Posts by chewitt

    I'm using the default power on/off button of a random IR6/MCE remote purchased off eBay. It works because the sensor integration is done properly on the Ultra2 board that I have (both vpeter and I have the same board). That said, I never really use suspend because it does full power on/off from the remote and the box boots in 10 seconds. Suspend has no real speed advantage so why bother with the extra complications it adds.

    I've posted the link to our internal dev team channel for add-ons but I'm not sure you'll get willing volunteers there. Normally the people that might care about SNMP support on a Kodi media box are also the type to roll up their sleeves and use their Linux skills to update things for LE (as that git repo hasn't been touched for a couple of years and things probably need revising). If someone does the work and would like to sustain the add-on in the long-term it can be PR'd to our git repo.

    OpenVPN does not need to be installed in LE (only in OE v6.0) and we do not provide any GUI add-ons for configuring VPN things. Thus the correct place to ask for support is the forum support thread for whatever {unknown} VPN configuration add-on you're using?

    Clock slew has no impact on startup other than the clock being slightly wrong. The journal on a Raspberry Pi (with no RTC) will show you a system that starts happily on 1st Jan 1970 until the network comes up and NTP drags the clock forwards 36 years.

    The first delay of 15 seconds occurs because /dev/random is locked due to a lack of entropy. This usually stems from using simple HTPC hardware with no external peripherals or mechanical media which are the OS's main sources of entropy. LE7.0+ does some workarounds for storing and then recovering entropy on next boot that normally reduce the delay, but there's not much to do about that.

    The second much larger delay looks to be related to /dev/sdb. I'd make an educated guess that this is a larger capacity (and/or slow speed) USB stick and the OS + hardware shutdown process is leaving the stick into an unclean state which triggers fsck on restart; the scan takes time to complete so you see a boot delay and because you already fsck'd the partitions a manual check after boot shows nothing as the issues caused were already resolved.

    Install to a proper HDD/SSD and the longer delay issue probably goes away.

    LE8.0 builds use the 340.xx nvidia driver whereas LE7.0 will be using the older 304.xx driver for that card - we see occasional reports of cards that work "better" (in non-specific terms) with the older driver. If you have some Linux skills or confidence it's possible to self-build LE8.0 with the older driver and test things. If the older driver works better it's not really a bug in LE, it's just that some older nvidia cards are quirky.

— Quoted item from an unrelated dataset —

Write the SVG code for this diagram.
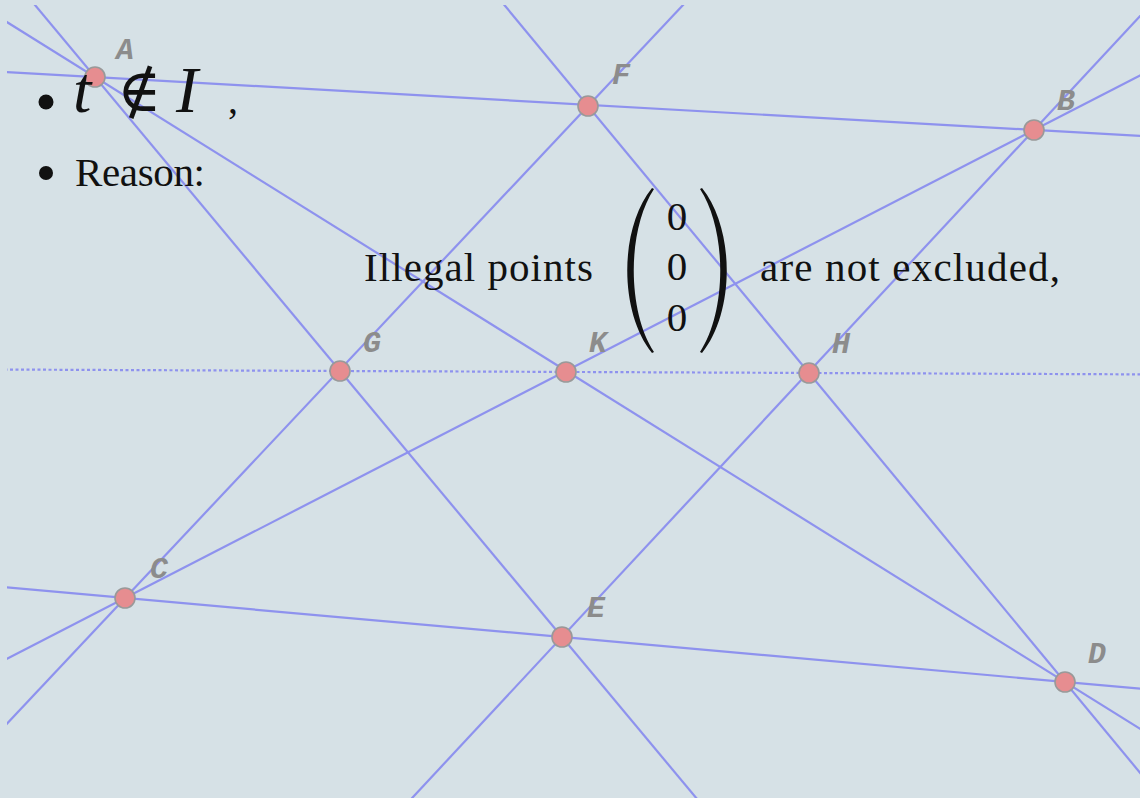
<svg xmlns="http://www.w3.org/2000/svg" width="1140" height="798" viewBox="0 0 1140 798">
<style>
.ln{stroke:#8e92ee;stroke-width:2.2;fill:none;stroke-linecap:butt}
.dot{stroke-dasharray:3 2.5}
.pt{fill:#e68d90;stroke:#999;stroke-width:1.6}
.lbl{font-family:"Liberation Mono",monospace;font-weight:bold;font-style:italic;font-size:30px;fill:#8c8c8c;text-anchor:middle}
.txt{font-family:"Liberation Serif",serif;font-size:41px;fill:#111}
.math{font-family:"Liberation Serif",serif;font-style:italic;font-size:66px;fill:#111}
</style>
<defs>
<clipPath id="clip"><rect x="7" y="5" width="1133" height="793"/></clipPath>
</defs>
<rect width="1140" height="798" fill="#d6e1e6"/>
<g id="connectors" clip-path="url(#clip)">
<line class="ln" x1="-100" y1="66" x2="1240" y2="141.6"/>
<line class="ln" x1="-100" y1="577.9" x2="1240" y2="697.6"/>
<line class="ln dot" x1="-100" y1="369.1" x2="1240" y2="374.8"/>
<line class="ln" x1="-10.9" y1="-50" x2="739.6" y2="850"/>
<line class="ln" x1="-100" y1="-44.6" x2="1240" y2="791.2"/>
<line class="ln" x1="734.8" y1="-50" x2="-112" y2="850"/>
<line class="ln" x1="458.8" y1="-50" x2="1204" y2="850"/>
<line class="ln" x1="1201.6" y1="-50" x2="363.7" y2="850"/>
<line class="ln" x1="-100" y1="713.9" x2="1240" y2="23.9"/>
</g>
<g id="A"><circle class="pt" cx="95" cy="77" r="10"/><text class="lbl" x="125" y="59">A</text></g>
<g id="F"><circle class="pt" cx="588" cy="106" r="10"/><text class="lbl" x="621" y="84">F</text></g>
<g id="B"><circle class="pt" cx="1034" cy="130" r="10"/><text class="lbl" x="1066" y="110">B</text></g>
<g id="G"><circle class="pt" cx="340" cy="371" r="10"/><text class="lbl" x="372" y="352">G</text></g>
<g id="K"><circle class="pt" cx="566" cy="372" r="10"/><text class="lbl" x="598" y="352">K</text></g>
<g id="H"><circle class="pt" cx="809" cy="373" r="10"/><text class="lbl" x="841" y="353">H</text></g>
<g id="C"><circle class="pt" cx="125" cy="598" r="10"/><text class="lbl" x="159" y="578">C</text></g>
<g id="E"><circle class="pt" cx="562" cy="637" r="10"/><text class="lbl" x="596" y="617">E</text></g>
<g id="D"><circle class="pt" cx="1065" cy="682" r="10"/><text class="lbl" x="1097" y="663">D</text></g>
<g id="text">
<circle cx="46" cy="102" r="7.5" fill="#111"/>
<text class="math" x="73" y="112">t</text>
<text x="117" y="111" style="font-family:'DejaVu Serif',serif;font-size:60px;fill:#111">∉</text>
<text class="math" x="176" y="112">I</text>
<text x="228" y="113" style="font-family:'Liberation Serif',serif;font-size:40px;fill:#111">,</text>
<circle cx="46" cy="173" r="7" fill="#111"/>
<text class="txt" x="75" y="186" textLength="130">Reason:</text>
<text class="txt" x="364" y="281" textLength="229">Illegal points</text>
<path d="M652,188 C619,229 619,312 652,353 L654,352 C627,311 627,230 654,189 Z" fill="#111"/>
<path d="M702,188 C735,229 735,312 702,353 L700,352 C727,311 727,230 700,189 Z" fill="#111"/>
<text class="txt" x="677" y="230" text-anchor="middle">0</text>
<text class="txt" x="677" y="280" text-anchor="middle">0</text>
<text class="txt" x="677" y="331" text-anchor="middle">0</text>
<text class="txt" x="760" y="281" textLength="300">are not excluded,</text>
</g>
</svg>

    S3 mode works fine when the BIOS/hardware combination supports it (without bugs) and the user configured the BIOS correctly. Most issues are seen when the BIOS is buggy and when the "translated badly from Chinese" BIOS GUI confuses the user (PEBKAC) but we also see cases where hardware doesn't send/keep power to the special USB port during suspend properly (even when the BIOS is configured right) which ensures the receiver never sees the IR wake signals. So no idea what problem you have .. but that's a summary of where things normally break.

    Ahh.. my bad, it's nvidia-xconfig that we include not nvidia-settings. The nvidia-settings code requires Qt and a load of other not-otherwise-needed stuff to run so it could be packaged up as an add-on, but this probably needs to be a user-community effort as I'm not sure any of the core devs will be too interested in the task. It might be worth seeing how nvidia-settings actually implements the LED status changes as it's probably just code wrapping to simplify setting of things via other means.

    Apart from historic experience with shitty firmware, PRAM (BIOS) batteries, and passing the observation that a 2009 machine is now ~7 years old and in the zone where things just randomly pack up with no explanation .. I've no idea. Perhaps try using rEFInd as the boot manager?

    Mac hardware with firmware before ~2011 is normally a pain in the arse with Linux. Make sure the internal SSD is "blessed" correctly for boot and check dmesg for media/mounting issues with the internal drive.

    You need to cross-compile the image (we don't call them ROM's) from sources with the driver module included. You might be able to copy things from another image if the source is using *exactly* the same kernel as you. Usually that's not the case.